Kevin Crow 30th June 2017

Kevin Crow

Kevin Crow

“In Europe, in the United States, Civil Liberties are Under Attack!” We’ve heard this story before, rehashed every few years since the New York terrorist attacks in 2001. We’ve also heard this one: “Terrorists are among us and immigration laws keep us from keeping them out!” And this one: “Surveillance looks for patterns, and the recognition of patterns keeps us safe!”

But a new component of this story is emerging. While Bush’s Patriot Act and Hollande’s initiation of France’s never-ending ‘state of emergency’ harped on ‘national security’ as a justification for unilateral executive action restricting these liberties, Macron’s proposed ‘police power reforms’ and Trump’s ‘travel ban’ both set dangerous tones of permanence.

The US Supreme Court’s June 26 voluntary deference to Executive definitions of ‘national security’ highlights the extent to which permanent civil liberty infringements hinge on the powers accorded to each country’s judiciary. In France, Macron’s proposed legislative permanence is obvious, since he proposes reforms to the Civil Code, and such overt re-formations would provide France’s judiciary with clear markers by which to measure the constitutional consistency of infringements on civil liberties. But the judiciary can only evaluate consistency after the ‘state of emergency’ enters into the realm of the Civil Code: Macron cannot unilaterally push the ‘state of emergency’ into the realm of permanence, but the Court of Cassation cannot find that the ‘state of emergency’ is unconstitutional because the French Constitution explicitly allows for it in Article 16. Thus, the ‘police power’ elements of the ‘state of emergency’ that Macron proposes to make permanent must first pass through France’s Parliament, and must then survive judicial review independent of Article 16. By contrast, the permanence of Trump’s ban lives or dies through the actions of the US judiciary; no legislative debate or incorporation is required if the ban itself is constitutional because the U.S. Constitution accords the Executive broad plenary powers to unilaterally regulate immigration.

While the French judges’ union actively rejects the prospect that elements of France’s ‘state of emergency’ be incorporated into the status quo via amendments to the Civil Code, the U.S. Supreme Court affectively dodged the issue on Monday by allowing elements of Trump’s 90-day ban to go into effect immediately before the Court embarked on a 90-day recess. The Court set out what essentially amounts to a ‘substantial connection’ test to determine whether the ban should apply in each individual case.
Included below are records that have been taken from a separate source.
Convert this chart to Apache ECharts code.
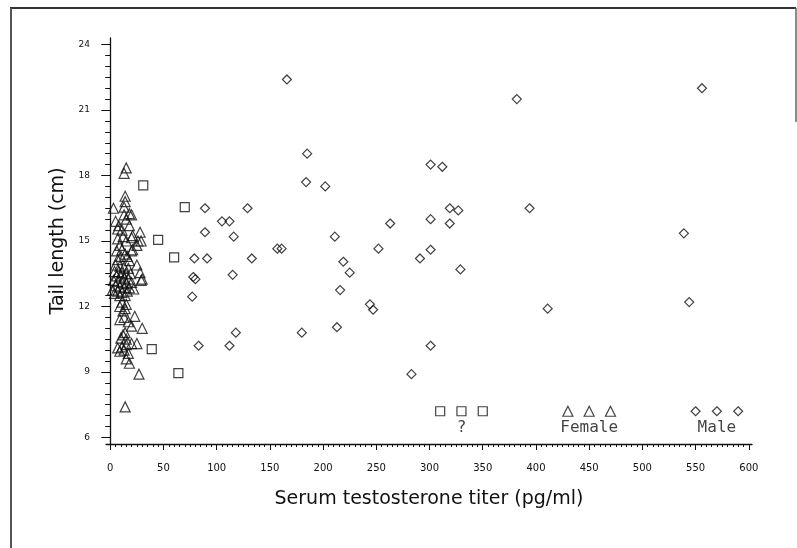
<!DOCTYPE html>
<html>
<head>
<meta charset="utf-8">
<script src="https://cdn.jsdelivr.net/npm/echarts@6/dist/echarts.min.js"></script>
<style>
  html, body { margin: 0; padding: 0; background: #fff; }
  #chart { width: 797px; height: 548px; }
</style>
</head>
<body>
<div id="chart"></div>
<script>
// tick labels
const xTicks = [0, 50, 100, 150, 200, 250, 300, 350, 400, 450, 500, 550, 600];
const yTicks = [6, 9, 12, 15, 18, 21, 24];

// sex unknown (?) - squares
const unknown = [
  [31, 17.55], [45, 15.05], [60, 14.25], [70, 16.55], [39, 10.05], [64, 8.95]
];

// females - triangles
const female = [
  [15, 18.35], [13, 18.1], [14, 17.05], [14, 16.8], [3, 16.5], [13, 16.55],
  [18, 16.25], [20, 16.2], [13, 16.2], [5, 15.9], [15, 16.0], [8, 15.7],
  [18, 15.7], [11, 15.5], [28, 15.4], [7, 15.55], [21, 15.25], [20, 15.15],
  [29, 15.0], [26, 15.0], [7, 15.1], [15, 15.0], [12, 15.2], [9, 14.8],
  [25, 14.8], [6, 14.55], [20, 14.55], [21, 14.6], [14, 14.4], [11, 14.6],
  [7, 14.15], [18, 14.1], [16, 14.3], [10, 14.3], [25, 13.9], [28, 13.55],
  [30, 13.25], [29, 13.2],
  [5, 13.9], [9, 13.85], [13, 13.8], [17, 13.75], [4, 13.6], [8, 13.6],
  [11, 13.55], [15, 13.5], [19, 13.5], [6, 13.4], [10, 13.35], [13, 13.3],
  [17, 13.25], [3, 13.2], [7, 13.15], [11, 13.1], [15, 13.05], [20, 13.1],
  [5, 12.95], [9, 12.9], [13, 12.85], [18, 12.85], [2, 12.75], [7, 12.7],
  [11, 12.65], [16, 12.7], [22, 12.8], [4, 12.6], [9, 12.5], [14, 12.5],
  [9, 12.0], [15, 12.1], [12, 11.8], [11, 12.2], [14, 11.9], [23, 11.55],
  [9, 11.4], [13, 11.5], [17, 11.3], [20, 11.1], [30, 11.0], [14, 10.8],
  [12, 10.7], [15, 10.5], [10, 10.55], [25, 10.3], [20, 10.3], [11, 10.15],
  [9, 9.95], [13, 10.0], [17, 9.85], [7, 10.1], [15, 10.25], [15, 9.6],
  [18, 9.4], [27, 8.9], [14, 7.4]
];

// males - diamonds
const male = [
  [166, 22.4], [185, 19.0], [184, 17.7], [202, 17.5], [301, 18.5], [312, 18.4],
  [89, 16.5], [129, 16.5], [105, 15.9], [112, 15.9], [89, 15.4], [116, 15.2],
  [79, 14.2], [91, 14.2], [133, 14.2], [157, 14.65], [161, 14.65], [78, 13.35],
  [80, 13.25], [115, 13.45], [77, 12.45], [118, 10.8], [83, 10.2], [112, 10.2],
  [180, 10.8], [213, 11.05], [211, 15.2], [219, 14.05], [225, 13.55], [216, 12.75],
  [263, 15.8], [252, 14.65], [244, 12.1], [247, 11.85], [301, 16.0], [291, 14.2],
  [301, 14.6], [301, 10.2], [283, 8.9], [319, 16.5], [327, 16.4], [319, 15.8],
  [329, 13.7], [382, 21.5], [556, 22.0], [394, 16.5], [539, 15.35], [544, 12.2],
  [411, 11.9]
];

const ink = '#111';
const chart = echarts.init(document.getElementById('chart'));

const xMinor = [];
for (let v = 0; v <= 600; v += 5) xMinor.push(v);
const yMinor = [];
for (let v = 6; v <= 24; v += 0.5) yMinor.push(v);

// key markers drawn at the bottom of the plot, three per group
const keyY = 7.2;
const keyRow = (xs, label) => xs.map((x, i) => ({
  value: [x, keyY],
  label: { show: i === 1, formatter: label }
}));

const keyLabel = {
  position: 'bottom',
  distance: 3,
  color: ink,
  fontFamily: 'DejaVu Sans Mono',
  fontSize: 16
};

const markerStyle = { color: 'transparent', borderColor: ink, borderWidth: 1.2 };
const titleFont = { fontFamily: 'DejaVu Sans', fontSize: 19, color: ink };

const option = {
  animation: false,
  backgroundColor: '#fff',
  grid: { left: 106, right: 45, top: 38, bottom: 104 },
  xAxis: [
    {
      type: 'value', min: -4, max: 603, position: 'bottom',
      name: 'Serum testosterone titer (pg/ml)',
      nameLocation: 'middle', nameGap: 46,
      nameTextStyle: titleFont,
      axisLine: { lineStyle: { color: ink, width: 1.3 } },
      axisTick: { customValues: xTicks, length: 6, lineStyle: { color: ink } },
      axisLabel: { customValues: xTicks, margin: 19, fontFamily: 'DejaVu Sans', fontSize: 10, color: ink },
      splitLine: { show: false }
    },
    {
      type: 'value', min: -4, max: 603, position: 'bottom',
      axisLine: { show: false },
      axisTick: { customValues: xMinor, length: 3, lineStyle: { color: ink } },
      axisLabel: { show: false },
      splitLine: { show: false }
    }
  ],
  yAxis: [
    {
      type: 'value', min: 5.7, max: 24.3, position: 'left',
      name: 'Tail length (cm)',
      nameLocation: 'middle', nameGap: 36,
      nameTextStyle: titleFont,
      axisLine: { show: true, lineStyle: { color: ink, width: 1.3 } },
      axisTick: { show: true, customValues: yTicks, length: 9, lineStyle: { color: ink } },
      axisLabel: { customValues: yTicks, margin: 16, fontFamily: 'DejaVu Sans', fontSize: 9, color: ink },
      splitLine: { show: false }
    },
    {
      type: 'value', min: 5.7, max: 24.3, position: 'left',
      axisLine: { show: false },
      axisTick: { show: true, customValues: yMinor, length: 5, lineStyle: { color: ink } },
      axisLabel: { show: false },
      splitLine: { show: false }
    }
  ],
  series: [
    {
      name: '?', type: 'scatter', symbol: 'rect', symbolSize: 9,
      itemStyle: markerStyle, data: unknown
    },
    {
      name: 'Female', type: 'scatter', symbol: 'triangle', symbolSize: 10,
      itemStyle: markerStyle, data: female
    },
    {
      name: 'Male', type: 'scatter', symbol: 'diamond', symbolSize: 9,
      itemStyle: markerStyle, data: male
    },
    {
      type: 'scatter', symbol: 'rect', symbolSize: 9, itemStyle: markerStyle,
      label: keyLabel, data: keyRow([310, 330, 350], '?')
    },
    {
      type: 'scatter', symbol: 'triangle', symbolSize: 10, itemStyle: markerStyle,
      label: keyLabel, data: keyRow([430, 450, 470], 'Female')
    },
    {
      type: 'scatter', symbol: 'diamond', symbolSize: 9, itemStyle: markerStyle,
      label: keyLabel, data: keyRow([550, 570, 590], 'Male')
    }
  ],
  // frame around the figure
  graphic: [
    { type: 'line', shape: { x1: 10, y1: 8, x2: 796, y2: 8 }, style: { stroke: '#333', lineWidth: 2 } },
    { type: 'line', shape: { x1: 11, y1: 8, x2: 11, y2: 548 }, style: { stroke: '#555', lineWidth: 2 } },
    { type: 'line', shape: { x1: 796, y1: 8, x2: 796, y2: 122 }, style: { stroke: '#666', lineWidth: 1.5 } }
  ]
};

chart.setOption(option);
</script>
</body>
</html>
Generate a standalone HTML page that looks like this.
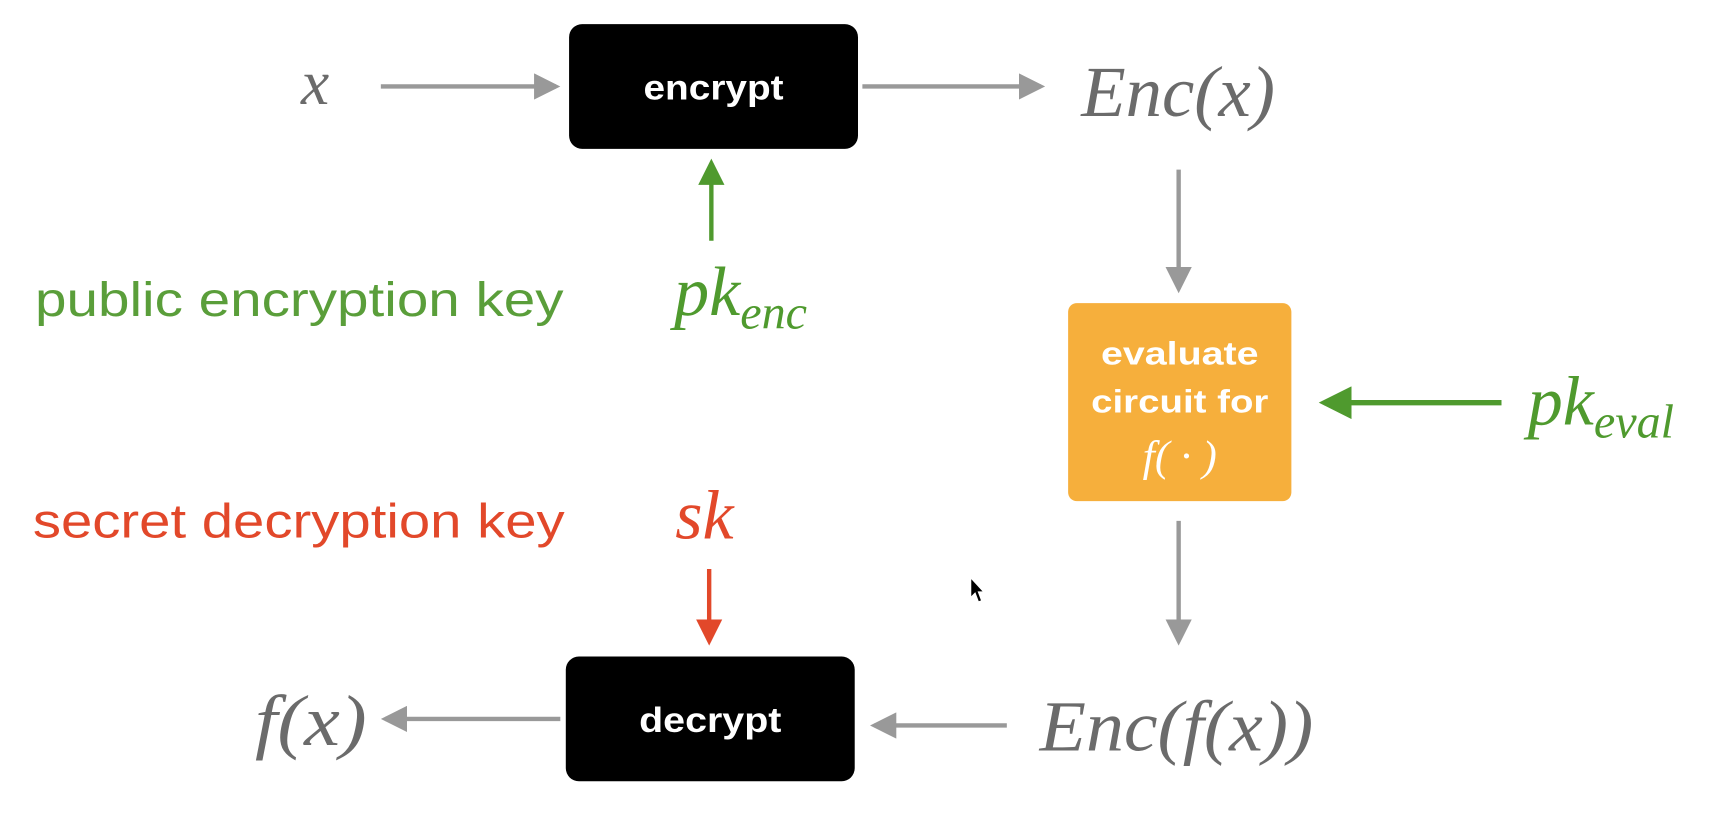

In the Court’s words, for the next 90 days, individuals from the six Muslim-majority countries singled out will need to demonstrate some sort of “credible claim to a bona fide relationship with a person or entity in the United States.”

Here’s why the U.S. Supreme Court’s decision is a major cop-out: The lower court decisions that led to the case featured institutional plaintiffs (universities in Hawaii and Washington) who alleged harm on the grounds that university recruiting and diversity would be impaired by the ban. The Hawaii case also featured an Imam who alleged harm on the grounds that non-U.S.-citizen family members would not be able to visit him. The June 26 decision dodges both of those complaints by setting out a temporary standard that eliminates the specific harm alleged only in these cases without addressing the core claims before the lower courts, namely those based on the Establishment Clause (impermissible government entanglement with religion) and the Equal Protection Clause (impermissible discrimination through legal text or application). According to the Court, the core claims to Establishment and Equal Protection harms will be resolved after the Supreme Court’s summer break…except that the ban only lasts 90 days and will therefore be moot after the Court’s summer break. Thus, unless Trump renews the 90-day ban, when the Court reconvenes, it can dismiss the case (unless the International Refugee Assistance Project can convince them that it is capable of repetition but evading review).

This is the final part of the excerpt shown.